With hearty, satisfying recipes like this, it's easy to de-emphasize meat from your diet. And you won't even miss it!
- MAKES: 10 servings
- PREP TIME: 1 hour
- TOTAL TIME: 3 hours 30 minutes
- 1 1/2 tablespoons olive oil
- 2 onions, chopped
- 8 garlic cloves, chopped
- 2 1/2 tablespoons chili powder
- 1 tablespoon ground coriander
- 2 14.5-ounce cans fire-roasted tomatoes
- 1 pound dried black beans, rinsed
- 2 chipotle chiles from canned chipotle chiles in adobo, minced
- 2 teaspoons dried oregano (preferably Mexican)
- Coarse kosher salt
- 1 2 1/4-pound butternut squash, peeled, seeded, cut into 1/2-inch cubes (about 3 cups)

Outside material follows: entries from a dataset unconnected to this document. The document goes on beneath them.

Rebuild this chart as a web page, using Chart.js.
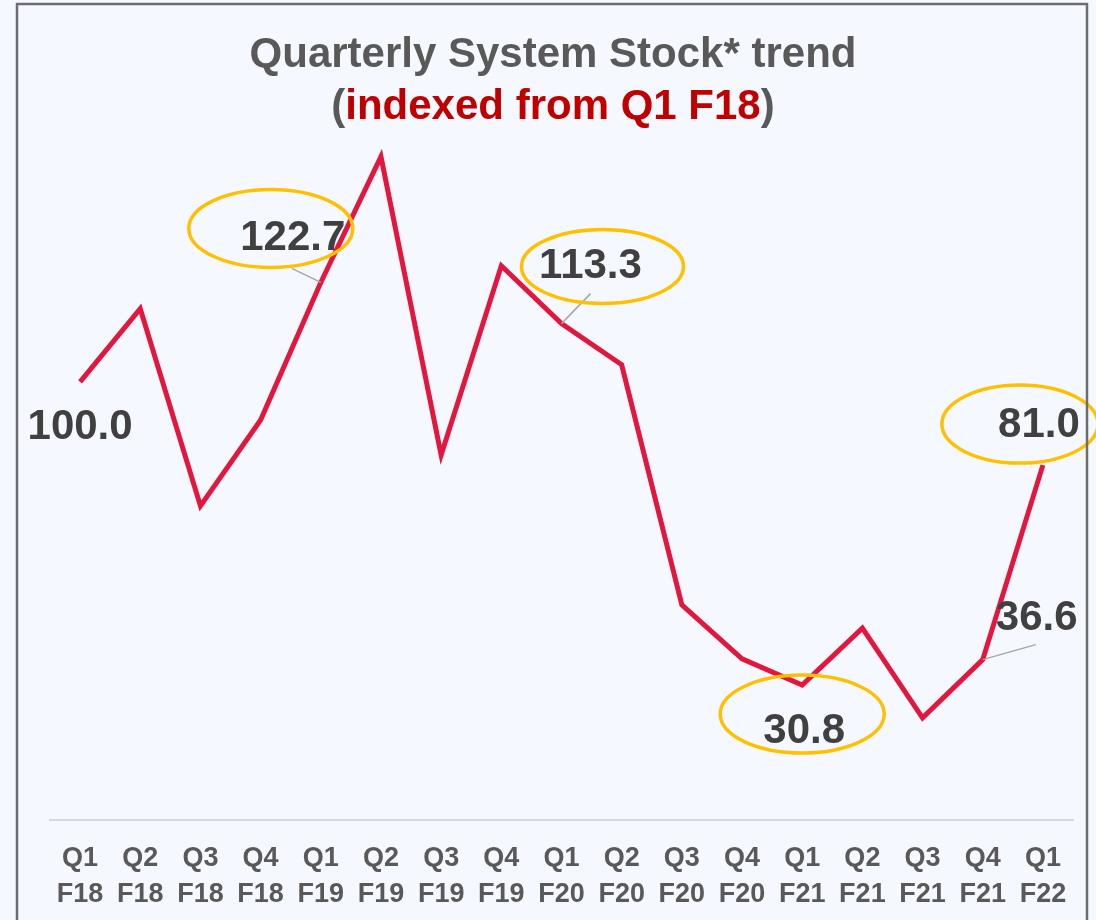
<!DOCTYPE html>
<html>
<head>
<meta charset="utf-8">
<title>Quarterly System Stock trend</title>
<script src="https://cdn.jsdelivr.net/npm/chart.js@4.4.0/dist/chart.umd.min.js"></script>
<style>
    html, body { margin: 0; padding: 0; background: #f5f8fe; }
    #wrap { width: 1096px; height: 920px; }
</style>
</head>
<body>
<div id="wrap"><canvas id="stockChart" width="1096" height="920"></canvas></div>
<script>
// --- Data ---
const quarterLabels = [
    ["Q1", "F18"], ["Q2", "F18"], ["Q3", "F18"], ["Q4", "F18"],
    ["Q1", "F19"], ["Q2", "F19"], ["Q3", "F19"], ["Q4", "F19"],
    ["Q1", "F20"], ["Q2", "F20"], ["Q3", "F20"], ["Q4", "F20"],
    ["Q1", "F21"], ["Q2", "F21"], ["Q3", "F21"], ["Q4", "F21"],
    ["Q1", "F22"]
];
const stockIndex = [100.0, 116.7, 71.7, 91.3, 122.7, 151.4, 83.3, 126.5, 113.3, 103.9, 49.1, 36.8, 30.8, 43.8, 23.3, 36.6, 81.0];
const labelledQuarters = [0, 4, 8, 12, 15, 16];
const circledQuarters = [4, 8, 12, 16];

const titleLine1 = "Quarterly System Stock* trend";
const titleLine2 = ["(", "indexed from Q1 F18", ")"];

// --- Colours ---
const LINE_RED = "#e3173e";
const TITLE_GREY = "#595959";
const TITLE_RED = "#c00000";
const LABEL_DARK = "#404040";
const RING_GOLD = "#ffc000";
const LEADER_GREY = "#a6a6a6";

// Where each value label sits relative to its point (text, ring, leader start)
const labelLayout = {
    0:  { tx: 0,   ty: 46 },
    4:  { tx: -28, ty: -44, ex: -50, ey: -54, rx: 82, ry: 39, lx: -29, ly: -14 },
    8:  { tx: 29,  ty: -57, ex: 41,  ey: -57, rx: 81, ry: 37, lx: 29,  ly: -30 },
    12: { tx: 2,   ty: 46,  ex: 0,   ey: 29,  rx: 82, ry: 39 },
    15: { tx: 54,  ty: -41, lx: 53,  ly: -15 },
    16: { tx: -4,  ty: -40, ex: -23, ey: -41, rx: 78, ry: 39 }
};

// --- Plugin: title, value labels, rings and frame ---
const decorations = {
    id: "decorations",
    afterDatasetsDraw(chart) {
        const ctx = chart.ctx;
        const meta = chart.getDatasetMeta(0);

        // Title
        ctx.save();
        ctx.textBaseline = "alphabetic";
        ctx.font = "bold 42px 'Liberation Sans', Arial, sans-serif";
        ctx.fillStyle = TITLE_GREY;
        ctx.textAlign = "center";
        ctx.fillText(titleLine1, 553, 67);

        ctx.textAlign = "left";
        const widths = titleLine2.map(t => ctx.measureText(t).width);
        let x = 553 - widths.reduce((a, b) => a + b, 0) / 2;
        titleLine2.forEach((part, i) => {
            ctx.fillStyle = i === 1 ? TITLE_RED : TITLE_GREY;
            ctx.fillText(part, x, 119);
            x += widths[i];
        });
        ctx.restore();

        // Leader lines
        ctx.save();
        ctx.strokeStyle = LEADER_GREY;
        ctx.lineWidth = 1.5;
        labelledQuarters.forEach(i => {
            const lay = labelLayout[i];
            if (lay.lx === undefined) return;
            const pt = meta.data[i];
            ctx.beginPath();
            ctx.moveTo(pt.x + lay.lx, pt.y + lay.ly);
            ctx.lineTo(pt.x, pt.y);
            ctx.stroke();
        });
        ctx.restore();

        // Value labels
        ctx.save();
        ctx.font = "bold 42px 'Liberation Sans', Arial, sans-serif";
        ctx.fillStyle = LABEL_DARK;
        ctx.textAlign = "center";
        ctx.textBaseline = "middle";
        labelledQuarters.forEach(i => {
            const lay = labelLayout[i];
            const pt = meta.data[i];
            ctx.fillText(stockIndex[i].toFixed(1), pt.x + lay.tx, pt.y + lay.ty);
        });
        ctx.restore();

        // Gold rings
        ctx.save();
        ctx.strokeStyle = RING_GOLD;
        ctx.lineWidth = 3.5;
        circledQuarters.forEach(i => {
            const lay = labelLayout[i];
            const pt = meta.data[i];
            ctx.beginPath();
            ctx.ellipse(pt.x + lay.ex, pt.y + lay.ey, lay.rx, lay.ry, 0, 0, Math.PI * 2);
            ctx.stroke();
        });
        ctx.restore();

        // Outer frame (left, top, right)
        ctx.save();
        ctx.strokeStyle = "#6d6d6d";
        ctx.lineWidth = 2.5;
        ctx.beginPath();
        ctx.moveTo(17, 920);
        ctx.lineTo(17, 4);
        ctx.lineTo(1087, 4);
        ctx.lineTo(1087, 920);
        ctx.stroke();
        ctx.restore();
    }
};

// --- Chart ---
const stockChart = new Chart(document.getElementById("stockChart"), {
    type: "line",
    data: {
        labels: quarterLabels,
        datasets: [{
            data: stockIndex,
            borderColor: LINE_RED,
            borderWidth: 5,
            pointRadius: 0,
            tension: 0,
            borderJoinStyle: "miter"
        }]
    },
    options: {
        responsive: false,
        animation: false,
        layout: { padding: { top: 119, left: 50, right: 23, bottom: 0 } },
        plugins: { legend: { display: false }, title: { display: false }, tooltip: { enabled: false } },
        scales: {
            x: {
                offset: true,
                grid: { display: false, drawTicks: false },
                border: { display: true, color: "#d9d9d9", width: 2 },
                ticks: {
                    color: TITLE_GREY,
                    padding: 21,
                    maxRotation: 0,
                    autoSkip: false,
                    font: { family: "'Liberation Sans', Arial, sans-serif", size: 27, weight: "bold", lineHeight: 1.32 }
                },
                afterFit(scale) { scale.height = 100; }
            },
            y: {
                display: false,
                min: 0,
                max: 160
            }
        }
    },
    plugins: [decorations]
});
</script>
</body>
</html>
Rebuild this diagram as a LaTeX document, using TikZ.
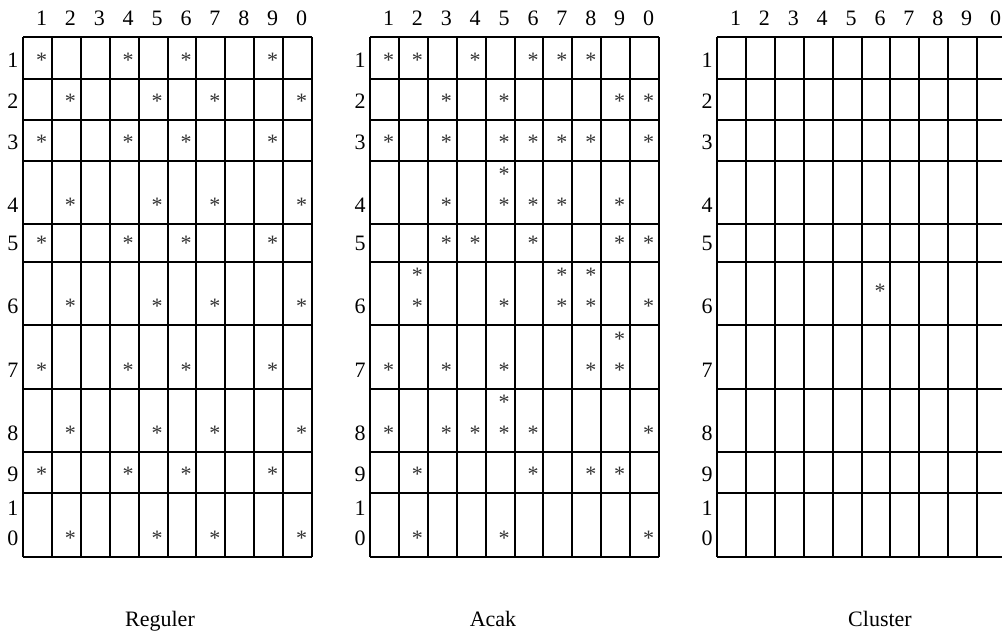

- 1/2 cup quick-cooking bulgur
- Sour cream (optional for topping)
- Coarsely grated hot pepper Monterey Jack cheese (optional for topping)
- Diced red onion (optional for topping)
- Chopped fresh cilantro (optional for topping)
- Pickled jalapeño rings (optional for topping)
- Heat oil in heavy large pot over medium-high heat. Add onions and cook until soft and beginning to brown, stirring often, about 8 minutes. Add garlic; stir 1 minute. Sprinkle chili powder and coriander over; stir 1 minute. Stir in tomatoes with juice, beans, chipotles, and oregano. Add 10 cups water. Bring to boil, reduce heat to low, cover with lid slightly ajar, and simmer until beans are tender, stirring occasionally, about 2 hours (time will vary depending on freshness of beans). Season to taste with coarse salt and freshly ground black pepper. DO AHEAD Chili can be made up to 2 days ahead. Cool slightly. Refrigerate uncovered until cold, then cover and keep chilled. Rewarm chili before continuing.
- Stir squash and bulgur into chili. Simmer uncovered over medium-low heat until squash and bulgur are tender, about 30 minutes. Season to taste with salt and pepper. Divide chili among bowls. Serve with sour cream, cheese, red onion, cilantro, and pickled jalapeño rings.